Au sein même du parti présidentiel, plusieurs voix s’élèvent contre l’attitude du chef de l’Etat pendant la campagne électorale : il n’a jamais adoubé publiquement son propre candidat.
Le président sénégalais Macky Sall à Bruxelles, le 25 octobre 2023. JOHANNA GERON / REUTERS
Il a été le personnage central de cette élection à laquelle il ne concourrait pas, une ombre planant sur un scrutin en forme de référendum sur son bilan à la tête du Sénégal. Macky Sall a certes renoncé, en juillet 2023, à briguer un troisième mandat, mais nombreux dans son propre camp voient en lui le premier responsable de la défaite d’Amadou Ba, son ancien premier ministre qu’il avait choisi pour lui succéder, face à Bassirou Diomaye Faye, un novice en politique, tout juste sorti de prison pour triompher à l’élection du 24 mars.

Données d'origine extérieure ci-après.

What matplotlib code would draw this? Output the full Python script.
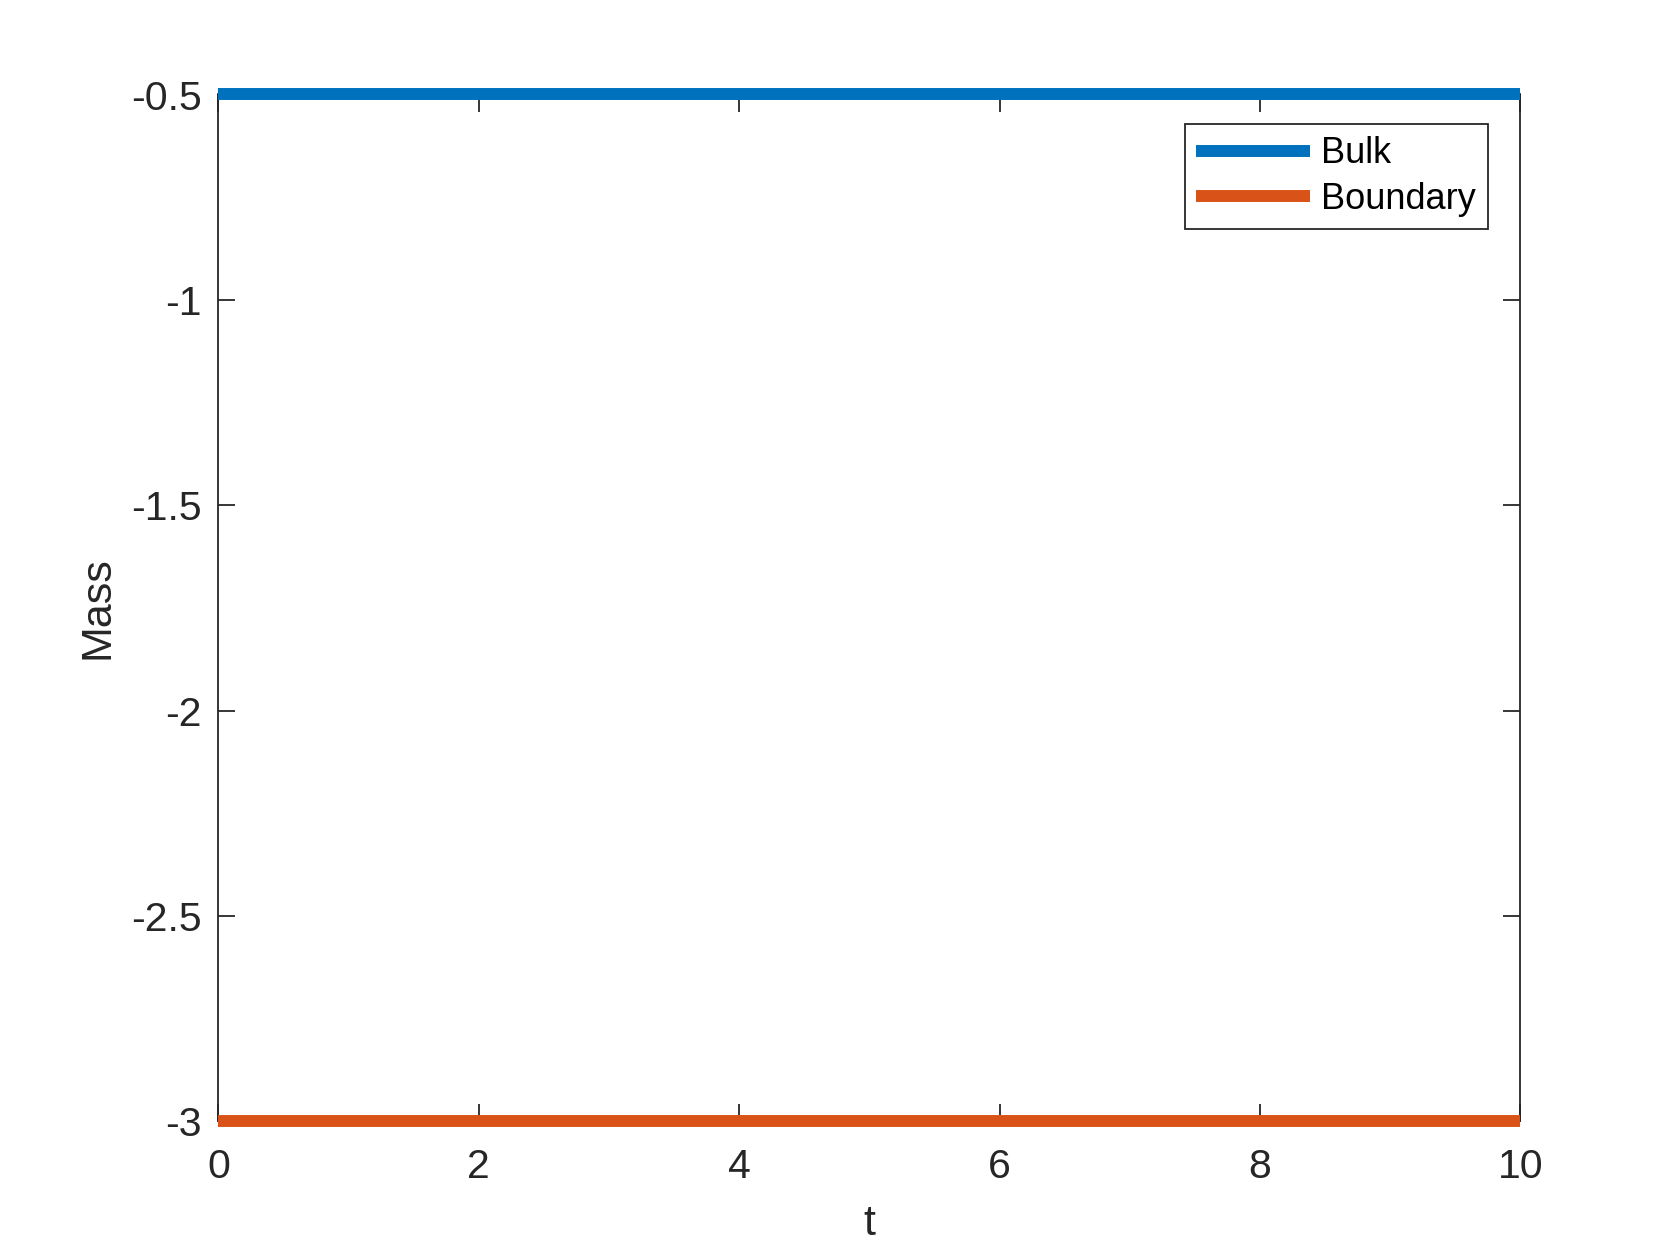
import numpy as np
import matplotlib
matplotlib.use("Agg")
import matplotlib.pyplot as plt

# data
t = [0, 2, 4, 6, 8, 10]
bulk = [-0.5, -0.5, -0.5, -0.5, -0.5, -0.5]
boundary = [-3, -3, -3, -3, -3, -3]

plt.rcParams['font.family'] = ['Liberation Sans', 'DejaVu Sans']

fig = plt.figure(figsize=(16.8, 12.6), dpi=100)
ax = fig.add_axes([0.13, 0.11, 0.775, 0.815])

ax.plot(t, bulk, color='#0072BD', lw=8.6, label='Bulk', clip_on=False,
        solid_capstyle='butt', zorder=5)
ax.plot(t, boundary, color='#D95319', lw=8.6, label='Boundary', clip_on=False,
        solid_capstyle='butt', zorder=5)

ax.set_xlim(0, 10)
ax.set_ylim(-3, -0.5)
ax.set_xticks([0, 2, 4, 6, 8, 10])
ax.set_yticks([-3, -2.5, -2, -1.5, -1, -0.5])
ax.set_xticklabels(['0', '2', '4', '6', '8', '10'])
ax.set_yticklabels(['-3', '-2.5', '-2', '-1.5', '-1', '-0.5'])

gray = '#262626'
for s in ax.spines.values():
    s.set_color(gray)
    s.set_linewidth(1.3)
    s.set_zorder(3)
ax.tick_params(direction='in', length=12, width=1.3, colors=gray, labelsize=29.5,
               top=True, right=True)
ax.tick_params(axis='x', pad=19)
ax.tick_params(axis='y', pad=12)

ax.set_xlabel('t', fontsize=31, color=gray, labelpad=13)
ax.set_ylabel('Mass', fontsize=31, color=gray, labelpad=10)

leg = ax.legend(loc='upper right', bbox_to_anchor=(0.975, 0.971), fontsize=26,
                handlelength=3.15, handletextpad=0.3, borderpad=0.33,
                labelspacing=0.3, fancybox=False, framealpha=1, borderaxespad=0)
leg.get_frame().set_edgecolor(gray)
leg.get_frame().set_linewidth(1.3)
leg.set_zorder(6)

fig.savefig('out.png', dpi=100)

Tant par loyauté que par crainte, les critiques contre cet « omniprésident » ont longtemps été tues. Il est toujours à la tête du parti Alliance pour la Répubique (APR) et de la coalition qui domine l’Assemblée depuis douze ans. Mais, au crépuscule de son règne, les langues se délient pour autopsier le cataclysme électoral.
Lire aussi | Sénégal : une victoire, un coup de tonnerre et un avertissement
« Le président a joué contre son propre camp, s’étrangle un responsable d’une section nationale du parti, encore hébété par le raz-de-marée qui a emporté leur candidat, Amadou Ba. Sur le papier, cette élection était imperdable. Nous avions l’appareil d’Etat, l’argent, le rouleau compresseur de notre coalition et un bilan matériel élogieux. Qu’avait-il à saboter notre candidat, alors même qu’il l’a choisi ? »
En effet, depuis début février et le report de l’élection, initialement fixée le 25 de ce même mois, la mouvance présidentielle semble sans boussole tant les actes du chef de l’Etat l’ont dérouté. Pourquoi, à dix jours du scrutin, a-t-il fait libérer de prison son opposant le plus virulent, Ousmane Sonko, et son second, Bassirou Diomaye Faye, prétendant à l’élection, à la faveur d’une loi d’amnistie qu’il a suscitée ? Pourquoi ne s’est-il jamais affiché aux côtés de son candidat lors des meetings ? « Macky Sall est totalement responsable de notre débâcle. Il n’a jamais eu un seul mot d’encouragement en public pour Amadou Ba. Etait-ce si difficile de dire aux Sénégalais : “Je suis fier de lui ! Votez pour lui !” ? », se désole Ibrahima, un militant rencontré au siège de l’APR.
Amadou Ba a encaissé les coups
Ce technocrate, qui fut ministre de l’économie et des finances puis ministre des affaires étrangères avant de devenir chef du gouvernement, Macky Sall l’a adoubé en septembre pour représenter sa coalition. Un choix de raison alors que le cœur du chef de l’Etat aurait plutôt penché pour Abdoulaye Daouda Diallo, homme de confiance placé à la tête du Conseil économique, social et environnemental, ou son ancien premier ministre Mahammed Boun Abdallah Dionne.